According to an SEC complaint filed on Aug. 20, John J. Woods and others are accused of raising more than $110 million from more than 400 investors in 20 states over the last decade by selling investments in several investment funds, but that turned out to be fraudulent.
Woods is a former chairman of the Walton Touchdown Club and was a member of the original East Cobb Cityhood committee in 2019. He is is not listed among the current group of committee members leading a revived cityhood effort for the 2022 Georgia legislative session.
A native of Tennessee, Woods is the owner of the Chattanooga Lookouts minor league baseball team and also has been the head of the Friends of Chastain Park Foundation in Atlanta, according to an older Southport Company biography.
That appears to be the only mention of him, as he is no longer listed on its leadership team.
Woods and others are accused of violating provisions of the Securities Act of 1933, the Securities and Exchange Act of 1934 and the Investment Advisers Act of 1940.
In an emergency action, the SEC on Tuesday received a temporary restraining order from the U.S. District Court for Northern Georgia to freeze the assets of Woods and two entities he controls: Livingston Group Asset Management Company, d/b/a Southport Capital, and investment fund Horizon Private Equity III, LLC.

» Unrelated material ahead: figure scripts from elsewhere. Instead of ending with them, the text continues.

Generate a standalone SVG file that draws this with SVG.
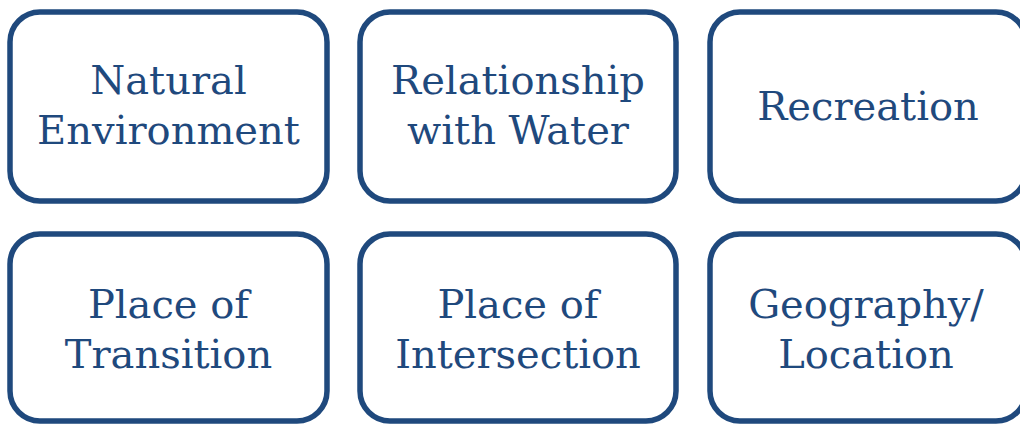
<svg xmlns="http://www.w3.org/2000/svg" width="1020" height="425" viewBox="0 0 1020 425">
<style>
.box{fill:#ffffff;stroke:#1f497d;stroke-width:5.5}
.t{font-family:"DejaVu Serif","Liberation Serif",serif;font-size:40px;fill:#1f497d;text-anchor:middle}
</style>
<rect width="1020" height="425" fill="#ffffff"/>
<g id="connectors"></g>
<g id="n1"><rect class="box" x="10" y="12" width="317" height="189" rx="30"/><text class="t" x="168.5" y="94">Natural</text><text class="t" x="168.5" y="144">Environment</text></g>
<g id="n2"><rect class="box" x="360" y="12" width="316" height="189" rx="30"/><text class="t" x="518" y="94">Relationship</text><text class="t" x="518" y="144">with Water</text></g>
<g id="n3"><rect class="box" x="710" y="12" width="316" height="189" rx="30"/><text class="t" x="868" y="120">Recreation</text></g>
<g id="n4"><rect class="box" x="10" y="234" width="317" height="187" rx="30"/><text class="t" x="168.5" y="318">Place of</text><text class="t" x="168.5" y="368">Transition</text></g>
<g id="n5"><rect class="box" x="360" y="234" width="316" height="187" rx="30"/><text class="t" x="518" y="318">Place of</text><text class="t" x="518" y="368">Intersection</text></g>
<g id="n6"><rect class="box" x="710" y="234" width="316" height="187" rx="30"/><text class="t" x="866" y="318">Geography/</text><text class="t" x="866" y="368">Location</text></g>
</svg>
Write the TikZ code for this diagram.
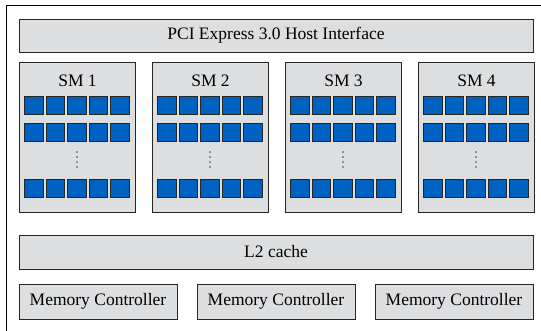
\documentclass[tikz,border=0pt]{standalone}
\usepackage{fontspec}
\setmainfont{Liberation Serif}
\usepackage{tikz}
\usetikzlibrary{positioning}

\definecolor{boxgray}{RGB}{221,222,224}
\definecolor{coreblue}{RGB}{0,98,192}

\begin{document}
\begin{tikzpicture}[x=1pt,y=-1pt,
  unit/.style={draw=black!85, fill=boxgray, line width=1pt, inner sep=0pt,
    font=\fontsize{17.5}{20}\selectfont},
  core/.style={draw=black!85, fill=coreblue, line width=0.9pt,
    minimum size=18.5pt, inner sep=0pt},
  smname/.style={inner sep=0pt, font=\fontsize{17.5}{20}\selectfont}]

  \useasboundingbox (0,0) rectangle (541,330);
  \draw[line width=0.8pt] (6,5) rectangle (560,345);

  \node[unit, minimum width=514pt, minimum height=33pt] (pcie) at (276,35.5)
    {PCI Express 3.0 Host Interface};

  % streaming multiprocessors
  \foreach \i in {1,...,4} {
    \node[unit, anchor=north west, minimum width=116pt, minimum height=150pt]
      (sm\i) at ({19+133*(\i-1)},62) {};
    \node[smname, below=12.5pt of sm\i.north] (smname\i) {SM \i};
    \foreach \j in {1,...,5} {
      \node[core] (c\i-1-\j) at ({77+133*(\i-1)+21.5*(\j-3)},105.5) {};
      \node[core] (c\i-2-\j) at ({77+133*(\i-1)+21.5*(\j-3)},132.5) {};
      \node[core] (c\i-3-\j) at ({77+133*(\i-1)+21.5*(\j-3)},188.5) {};
    }
    \foreach \d in {0,...,3}
      \fill[black!75] ({77+133*(\i-1)},{152+5*\d}) circle (0.9pt);
  }

  \node[unit, minimum width=514pt, minimum height=34pt] (l2) at (276,252)
    {L2 cache};

  \node[unit, minimum width=158pt, minimum height=35pt] (mc1) at (98,301.5)
    {Memory Controller};
  \node[unit, minimum width=158pt, minimum height=35pt] (mc2) at (276,301.5)
    {Memory Controller};
  \node[unit, minimum width=158pt, minimum height=35pt] (mc3) at (454,301.5)
    {Memory Controller};

\end{tikzpicture}
\end{document}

Those are investment funds SEC investigators say that investors, many of them retirees, placed their money and where they were told it would be ” safe, would be used for different investment activities, would pay a fixed rate of return, and that investors could get their principal back without penalty after a short waiting period,” according to an SEC release.
However, the release continued, “these statements were false and misleading: Horizon did not earn any significant profits from legitimate investments, and a very large percentage of purported ‘returns’ to earlier investors were simply paid out of new investor money. The complaint also alleges that Woods repeatedly lied to the SEC during regulatory examinations of Southport.”

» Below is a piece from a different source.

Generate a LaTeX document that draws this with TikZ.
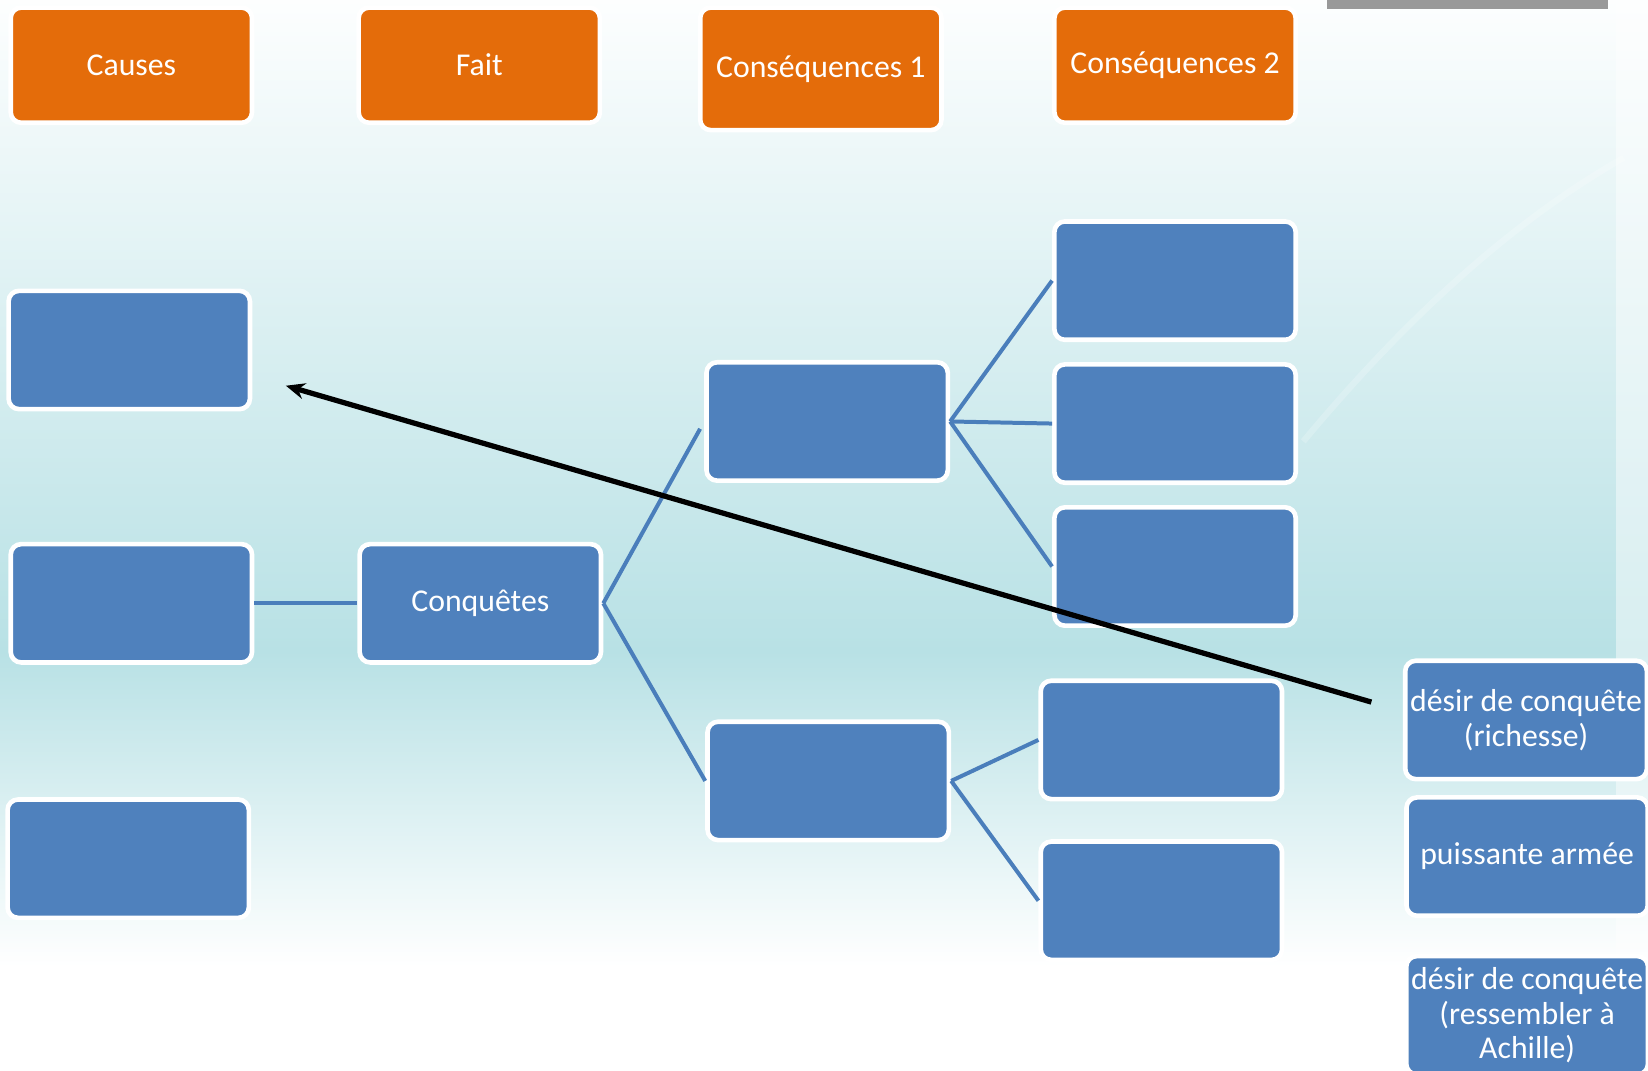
\documentclass[tikz,border=0pt]{standalone}
\usepackage{fontspec}
\setmainfont{Carlito}
\usepackage{xcolor}
\usepackage{tikz}
\usetikzlibrary{arrows.meta, calc}

\definecolor{headorange}{HTML}{E46C0A}
\definecolor{boxblue}{HTML}{4F81BD}
\definecolor{linkblue}{HTML}{4A7EBB}
\definecolor{slidecyan}{HTML}{B8E1E5}

\begin{document}
\begin{tikzpicture}[
    x=0.25mm, y=-0.25mm,
    box/.style={rectangle, rounded corners=2.5mm, draw=white, line width=1.1mm, minimum width=57.4mm, minimum height=28.15mm, align=center, text=white, font=\fontsize{21.5}{23.5}\selectfont},
    head/.style={box, fill=headorange, minimum height=27.4mm},
    bluebox/.style={box, fill=boxblue},
    link/.style={draw=linkblue, line width=0.95mm},
    arrow/.style={-{Stealth[length=4.5mm, width=3.8mm]}, line width=1.25mm}
]

% Slide background
\useasboundingbox (0,0) rectangle (1568,1019);
\clip (0,0) rectangle (1568,1019);
\shade[top color=white!97!slidecyan, bottom color=slidecyan] (0,0) rectangle (1568,620);
\shade[top color=slidecyan, bottom color=white] (0,620) rectangle (1568,920);
\fill[white] (0,920) rectangle (1568,1019);
\fill[white, opacity=0.45] (1538,0) rectangle (1568,1019);
\draw[white, opacity=0.2, line width=1.5mm] (1240,420) .. controls (1340,300) and (1440,210) .. (1545,150);
\fill[gray!80] (1263,0) rectangle (1530,9);

% Column headers
\node[head] (causes) at (125,62) {Causes};
\node[head] (fait) at (456,62) {Fait};
\node[head, minimum height=29.15mm] (cons1) at (781,65.5) {Conséquences 1};
\node[head] (cons2) at (1118,62) {Conséquences 2};

% Causes column
\node[bluebox] (cause1) at (123,333) {};
\node[bluebox] (cause2) at (125,574) {};
\node[bluebox] (cause3) at (122,817) {};

% Fait column
\node[bluebox] (conq) at (457,574) {Conquêtes};

% Consequences 1 column
\node[bluebox] (csq1a) at (787,401) {};
\node[bluebox] (csq1b) at (788,743) {};

% Consequences 2 column
\node[bluebox] (csq2a) at (1118,267) {};
\node[bluebox] (csq2b) at (1118,403) {};
\node[bluebox] (csq2c) at (1118,539) {};
\node[bluebox] (csq2d) at (1105,704) {};
\node[bluebox] (csq2e) at (1105,857) {};

% Answers to sort
\node[bluebox] (ans1) at (1452,685) {désir de conquête\\(richesse)};
\node[bluebox] (ans2) at (1453,815) {puissante armée};
\node[bluebox] (ans3) at (1453,966) {désir de conquête\\(ressembler à\\Achille)};

% Links
\draw[link] (cause2) -- (conq);
\draw[link, shorten >=2mm] (conq.east) -- (csq1a.west);
\draw[link] (conq.east) -- (csq1b.west);
\draw[link] (csq1a.east) -- (csq2a.west);
\draw[link] (csq1a.east) -- (csq2b.west);
\draw[link] (csq1a.east) -- (csq2c.west);
\draw[link] (csq1b.east) -- (csq2d.west);
\draw[link] (csq1b.east) -- (csq2e.west);

% Arrow moving an answer
\coordinate (tail) at ($(ans1.west)+(-30,-17)$);
\coordinate (tip) at ($(cause1.east)+(32,34)$);
\draw[arrow] (tail) -- (tip);

\end{tikzpicture}
\end{document}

According to the SEC complaint, Woods and his team promised investors returns of 6-7 percent interest, and that the money would be invested in government bonds, stocks and small real estate projects.
The SEC alleges that the investors were not being told that their money was being used to pay previous investors, and said Horizon “has not earned any significant profits from legitimate investments; instead a very large percentage of purported ‘returns’ to earlier investors were simply paid out of new investor money.”
The SEC concluded that the assets of Southport and Horizon are worth too little to have any realistic chance of paying back investors.
The SEC said at the end of July 2021, Horizon had liquid assets of only $16 million.
In seeking emergency relief, the SEC said Woods and Horizon through Southport’s advisors have raised more than $600,000 a month in new investments “during the most recent months for which the Commission has been able to obtain bank records. The Commission believes that additional victims are being defrauded on a daily basis.”
The SEC also accuses Woods of concealing his ownership of Southport from 2008-2018 because he was working at another investment firm.
David Chaiken, an attorney for Woods, told East Cobb News that “we were pleased with the Court’s decision not to place Southport into receivership or restrain its assets. Going forward, we are going to let the judicial process play out and limit any further comments or information to the courtroom at this time.”
The SEC said the investigation is continuing.